Les Chants de Nectaire

Nicola Woodward Flute

Hoxa HS190205, HS190205 & HS190207
Full Price

The Review

Charles Koechlin is one of those composers that have suffered neglect mainly because his music was so individual it was hard to characterise, or so it seemed in his own time (1867-1950). With distance he mirrors those 77 years well, beginning in the aftermath of D’Indy and Fauré, independent but relative to Debussy and Ravel, ending in the world of film music and the ravages of World War II.

The extraodinary three volumes of ‘songs’ for solo flute really stand as a reflection of detachment and a longing for peace dating from 1945. Nectaire is a character, a wise old flute player, from a late novel published by Anatole France in 1914. The Revolt of the Angels is an allegory/satire on the dullness of a blameless life and the equal dangers of revolution (just leading to different autocracy). It covers much the same ground as Act III of Bernard Shaw’s 1903 Man and Superman: “An Englishman thinks he is moral when he is only uncomfortable”. So while Koechlin seems to be writing music in the same elegaic and nostalgic mood as Ravel’s fawn, there is always just a tinge of disbelief – or it could be relief.

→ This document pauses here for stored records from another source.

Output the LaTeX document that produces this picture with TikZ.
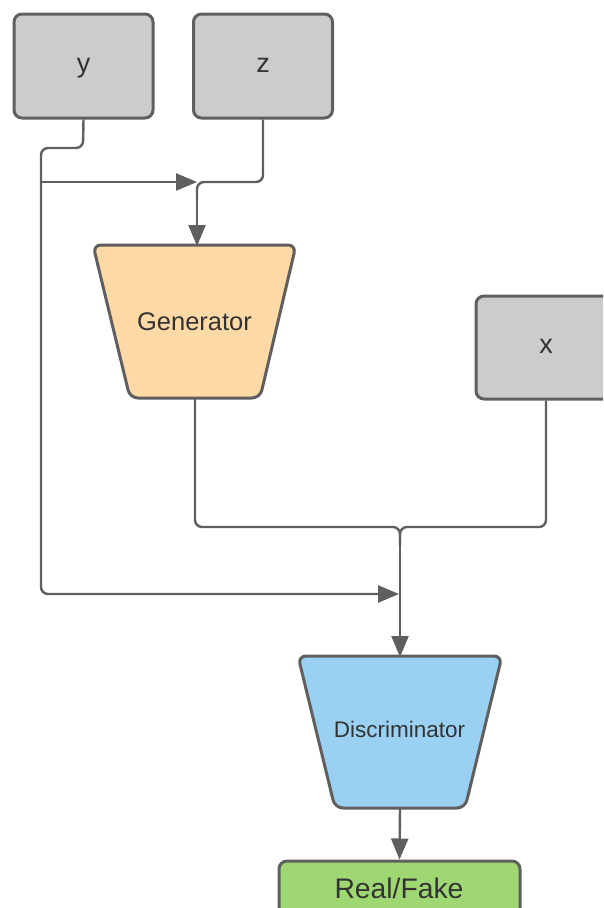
\documentclass[tikz,border=0pt]{standalone}
\usepackage{fontspec}
\setmainfont{Liberation Sans}
\usetikzlibrary{arrows.meta}
\definecolor{edge}{HTML}{5F5F5F}
\definecolor{inbox}{HTML}{CCCCCC}
\definecolor{genfill}{HTML}{FFD9A6}
\definecolor{disfill}{HTML}{9AD1F2}
\definecolor{outfill}{HTML}{9FD872}
\definecolor{txt}{HTML}{333333}
\tikzset{
  inputbox/.style={draw=edge, fill=inbox, line width=3pt, rounded corners=8pt,
    minimum width=139pt, minimum height=104pt, inner sep=0pt},
  netshape/.style={draw=edge, line width=3pt, rounded corners=8pt},
  wire/.style={draw=edge, line width=2.4pt, rounded corners=7pt},
  arrowwire/.style={wire, -{Triangle[length=21pt,width=17pt]}},
  lbl/.style={text=txt, inner sep=0pt, anchor=base}
}
\begin{document}
\begin{tikzpicture}[x=1pt,y=-1pt]
\useasboundingbox (0,0) rectangle (603,908);
\begin{scope}
\clip (0,0) rectangle (603,908);
% input boxes
\node[inputbox] (ybox) at (83.5,66) {};
\node[lbl, font=\fontsize{27}{30}\selectfont] (y) at (83.5,72) {y};
\node[inputbox] (zbox) at (263,66) {};
\node[lbl, font=\fontsize{27}{30}\selectfont] (z) at (263,72) {z};
\node[inputbox, minimum width=140pt, minimum height=103pt] (xbox) at (546,347.5) {};
\node[lbl, font=\fontsize{27}{30}\selectfont] (x) at (546,353) {x};
% generator
\draw[netshape, fill=genfill] (93,245) -- (296,245) -- (260,398) -- (130,398) -- cycle;
\coordinate (gentop) at (197,245);
\coordinate (genbot) at (195,398);
\node[lbl, font=\fontsize{25.5}{30}\selectfont] (gen) at (194.5,330) {Generator};
% discriminator
\draw[netshape, fill=disfill] (298,656) -- (502,656) -- (465,808) -- (335,808) -- cycle;
\coordinate (distop) at (400,656);
\coordinate (disbot) at (400,808);
\node[lbl, font=\fontsize{22.5}{26}\selectfont] (dis) at (399.5,737) {Discriminator};
% output
\node[inputbox, fill=outfill, minimum width=241pt, minimum height=57pt] (outbox) at (399.5,889.5) {};
\node[lbl, font=\fontsize{28.3}{32}\selectfont] (out) at (399,898) {Real/Fake};
% junction points
\coordinate (gj) at (197,182);
\coordinate (dj) at (400,527);
\coordinate (yj) at (41,182);
\coordinate (yd) at (399,594);
% condition y: to the generator and to the discriminator
\draw[arrowwire] (ybox.south) -- (83,148) -- (41,148) -- (41,594) -- (yd);
\draw[arrowwire] (yj) -- (gj);
% noise z into the generator
\draw[wire] (zbox.south) -- (263,182) -- (197,182) -- (197,200);
\draw[arrowwire] (197,190) -- ([yshift=-1pt]gentop);
% generated sample and real sample x into the discriminator
\draw[wire] (genbot) -- (195,527) -- (dj) -- (400,545);
\draw[wire] (xbox.south) -- (546,527) -- (dj) -- (400,545);
\draw[arrowwire] (400,535) -- ([yshift=-1pt]distop);
% discriminator to output
\draw[arrowwire] (disbot) -- (outbox.north);
\end{scope}
\end{tikzpicture}
\end{document}
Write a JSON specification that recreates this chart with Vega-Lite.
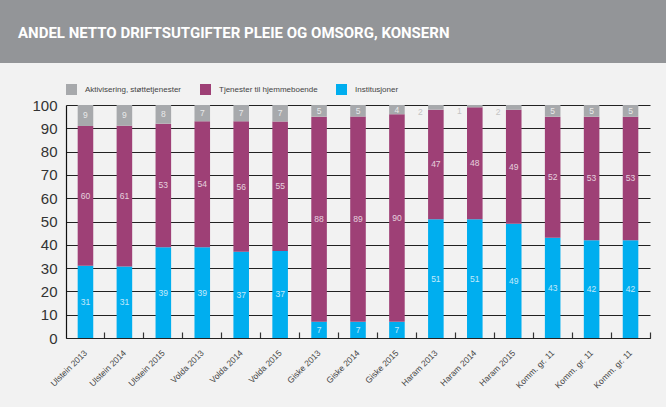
{
  "$schema": "https://vega.github.io/schema/vega-lite/v6.json",
  "background": "#f2f2f2",
  "padding": {"left": 0, "top": 0, "right": 0, "bottom": 24},
  "spacing": 21,
  "columns": 1,
  "resolve": {"scale": {"color": "independent"}, "legend": {"color": "independent"}},
  "config": {"view": {"stroke": null}, "font": "Liberation Sans"},
  "concat": [
    {
      "width": 666,
      "height": 63,
      "view": {"fill": "#939598", "stroke": null},
      "title": {
        "text": "ANDEL NETTO DRIFTSUTGIFTER PLEIE OG OMSORG, KONSERN",
        "anchor": "start",
        "frame": "group",
        "orient": "top",
        "offset": -53,
        "dx": 18,
        "baseline": "alphabetic",
        "font": "Roboto",
        "fontSize": 15,
        "fontWeight": "bold",
        "color": "#ffffff"
      },
      "data": {"values": []},
      "mark": "rect",
      "encoding": {}
    },
    {
      "width": 650,
      "height": 233,
      "data": {
        "values": [
          {"enhet": "Ulstein 2013", "kategori": "Institusjoner", "andel": 31, "rekke": 1},
          {"enhet": "Ulstein 2013", "kategori": "Tjenester til hjemmeboende", "andel": 60, "rekke": 2},
          {"enhet": "Ulstein 2013", "kategori": "Aktivisering, støttetjenester", "andel": 9, "rekke": 3},
          {"enhet": "Ulstein 2014", "kategori": "Institusjoner", "andel": 31, "rekke": 1},
          {"enhet": "Ulstein 2014", "kategori": "Tjenester til hjemmeboende", "andel": 61, "rekke": 2},
          {"enhet": "Ulstein 2014", "kategori": "Aktivisering, støttetjenester", "andel": 9, "rekke": 3},
          {"enhet": "Ulstein 2015", "kategori": "Institusjoner", "andel": 39, "rekke": 1},
          {"enhet": "Ulstein 2015", "kategori": "Tjenester til hjemmeboende", "andel": 53, "rekke": 2},
          {"enhet": "Ulstein 2015", "kategori": "Aktivisering, støttetjenester", "andel": 8, "rekke": 3},
          {"enhet": "Volda 2013", "kategori": "Institusjoner", "andel": 39, "rekke": 1},
          {"enhet": "Volda 2013", "kategori": "Tjenester til hjemmeboende", "andel": 54, "rekke": 2},
          {"enhet": "Volda 2013", "kategori": "Aktivisering, støttetjenester", "andel": 7, "rekke": 3},
          {"enhet": "Volda 2014", "kategori": "Institusjoner", "andel": 37, "rekke": 1},
          {"enhet": "Volda 2014", "kategori": "Tjenester til hjemmeboende", "andel": 56, "rekke": 2},
          {"enhet": "Volda 2014", "kategori": "Aktivisering, støttetjenester", "andel": 7, "rekke": 3},
          {"enhet": "Volda 2015", "kategori": "Institusjoner", "andel": 37, "rekke": 1},
          {"enhet": "Volda 2015", "kategori": "Tjenester til hjemmeboende", "andel": 55, "rekke": 2},
          {"enhet": "Volda 2015", "kategori": "Aktivisering, støttetjenester", "andel": 7, "rekke": 3},
          {"enhet": "Giske 2013", "kategori": "Institusjoner", "andel": 7, "rekke": 1},
          {"enhet": "Giske 2013", "kategori": "Tjenester til hjemmeboende", "andel": 88, "rekke": 2},
          {"enhet": "Giske 2013", "kategori": "Aktivisering, støttetjenester", "andel": 5, "rekke": 3},
          {"enhet": "Giske 2014", "kategori": "Institusjoner", "andel": 7, "rekke": 1},
          {"enhet": "Giske 2014", "kategori": "Tjenester til hjemmeboende", "andel": 89, "rekke": 2},
          {"enhet": "Giske 2014", "kategori": "Aktivisering, støttetjenester", "andel": 5, "rekke": 3},
          {"enhet": "Giske 2015", "kategori": "Institusjoner", "andel": 7, "rekke": 1},
          {"enhet": "Giske 2015", "kategori": "Tjenester til hjemmeboende", "andel": 90, "rekke": 2},
          {"enhet": "Giske 2015", "kategori": "Aktivisering, støttetjenester", "andel": 4, "rekke": 3},
          {"enhet": "Haram 2013", "kategori": "Institusjoner", "andel": 51, "rekke": 1},
          {"enhet": "Haram 2013", "kategori": "Tjenester til hjemmeboende", "andel": 47, "rekke": 2},
          {"enhet": "Haram 2013", "kategori": "Aktivisering, støttetjenester", "andel": 2, "rekke": 3},
          {"enhet": "Haram 2014", "kategori": "Institusjoner", "andel": 51, "rekke": 1},
          {"enhet": "Haram 2014", "kategori": "Tjenester til hjemmeboende", "andel": 48, "rekke": 2},
          {"enhet": "Haram 2014", "kategori": "Aktivisering, støttetjenester", "andel": 1, "rekke": 3},
          {"enhet": "Haram 2015", "kategori": "Institusjoner", "andel": 49, "rekke": 1},
          {"enhet": "Haram 2015", "kategori": "Tjenester til hjemmeboende", "andel": 49, "rekke": 2},
          {"enhet": "Haram 2015", "kategori": "Aktivisering, støttetjenester", "andel": 2, "rekke": 3},
          {"enhet": "Komm. gr. 11|2013", "kategori": "Institusjoner", "andel": 43, "rekke": 1},
          {"enhet": "Komm. gr. 11|2013", "kategori": "Tjenester til hjemmeboende", "andel": 52, "rekke": 2},
          {"enhet": "Komm. gr. 11|2013", "kategori": "Aktivisering, støttetjenester", "andel": 5, "rekke": 3},
          {"enhet": "Komm. gr. 11|2014", "kategori": "Institusjoner", "andel": 42, "rekke": 1},
          {"enhet": "Komm. gr. 11|2014", "kategori": "Tjenester til hjemmeboende", "andel": 53, "rekke": 2},
          {"enhet": "Komm. gr. 11|2014", "kategori": "Aktivisering, støttetjenester", "andel": 5, "rekke": 3},
          {"enhet": "Komm. gr. 11|2015", "kategori": "Institusjoner", "andel": 42, "rekke": 1},
          {"enhet": "Komm. gr. 11|2015", "kategori": "Tjenester til hjemmeboende", "andel": 53, "rekke": 2},
          {"enhet": "Komm. gr. 11|2015", "kategori": "Aktivisering, støttetjenester", "andel": 5, "rekke": 3}
        ]
      },
      "encoding": {
        "x": {
          "field": "enhet",
          "type": "nominal",
          "sort": null,
          "scale": {"range": [66, 650], "paddingInner": 0.6, "paddingOuter": 0.3},
          "axis": {
            "title": null,
            "grid": false,
            "labelAngle": -45,
            "labelAlign": "right",
            "labelBaseline": "middle",
            "labelFont": "Liberation Sans",
            "labelFontSize": 8.5,
            "labelColor": "#444444",
            "labelPadding": 19,
            "labelExpr": "split(datum.label, '|')[0]",
            "tickSize": -6,
            "tickColor": "#333333",
            "tickWidth": 1.2,
            "bandPosition": 1.75,
            "domainColor": "#111111",
            "domainWidth": 1.2
          }
        },
        "y": {
          "field": "andel",
          "type": "quantitative",
          "stack": "normalize",
          "scale": {"domain": [0, 1], "nice": false},
          "axis": {
            "title": null,
            "values": [0, 0.1, 0.2, 0.3, 0.4, 0.5, 0.6, 0.7, 0.8, 0.9, 1],
            "labelExpr": "format(round(datum.value * 100), 'd')",
            "grid": false,
            "ticks": true,
            "tickSize": -584,
            "tickColor": "#222222",
            "tickWidth": 1,
            "labelPadding": 593,
            "offset": -66,
            "labelFont": "Liberation Sans",
            "labelFontSize": 15,
            "labelColor": "#333333",
            "domainColor": "#111111",
            "domainWidth": 1.2
          }
        },
        "order": {"field": "rekke", "type": "quantitative"}
      },
      "layer": [
        {
          "mark": {"type": "bar"},
          "encoding": {
            "color": {
              "field": "kategori",
              "type": "nominal",
              "scale": {
                "domain": ["Aktivisering, støttetjenester", "Tjenester til hjemmeboende", "Institusjoner"],
                "range": ["#a7a9ac", "#9e4076", "#00aeef"]
              },
              "legend": {
                "orient": "none",
                "legendX": 66,
                "legendY": -21,
                "direction": "horizontal",
                "title": null,
                "symbolType": "square",
                "symbolSize": 121,
                "symbolStrokeWidth": 0,
                "symbolOpacity": 1,
                "labelFont": "Liberation Sans",
                "labelFontSize": 8,
                "labelColor": "#444444",
                "labelOffset": 8,
                "columnPadding": 18,
                "padding": 0
              }
            }
          }
        },
        {
          "mark": {"type": "text", "font": "Liberation Sans", "fontSize": 8.5, "color": "#ffffff", "opacity": 0.75, "baseline": "middle"},
          "encoding": {
            "y": {"field": "andel", "type": "quantitative", "stack": "normalize", "bandPosition": 0.5},
            "detail": {"field": "kategori"},
            "text": {"condition": {"test": "datum.andel >= 3", "field": "andel"}, "value": ""}
          }
        },
        {
          "mark": {"type": "text", "font": "Liberation Sans", "fontSize": 8.5, "color": "#c4c4c4", "baseline": "middle", "dx": -15.5, "dy": 5},
          "encoding": {
            "y": {"field": "andel", "type": "quantitative", "stack": "normalize", "bandPosition": 0.5},
            "detail": {"field": "kategori"},
            "text": {"condition": {"test": "datum.andel < 3", "field": "andel"}, "value": ""}
          }
        }
      ]
    }
  ]
}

Whatever the spur to the composition, it is astonishing: 96 pieces for solo flute. They are truly song-like, melodious and not trying to be particularly difficult, either harmonically or technically. They are relentless, however, and I doubt whether Koechlin himself would have recommended listening to very many at one sitting. If you do, the urge for a more varied sound world will gradually become hard to resist. For those with the patience to persevere, though, the rewards are rather like those of some all night Indian raga: a contemplative experience close to meditation.

Nicola Woodward tackles this string of beads on three CDs and the playing is superb. She makes the best possible case for bringing this music out of the niche of flautists’ secret repertoire and into general awareness. The well judged recording, made in Clifton Cathedral, Bristol, makes full use of the warm acoustic without letting it echo. It is a hugely ambitious project, comparable to those of pianists who record complete sets of Schubert, and if the music cannot match that level of profundity, Woodward has to be congratulated for taking it on. All flautists should have this, the rest of us can dabble and admire from a distance.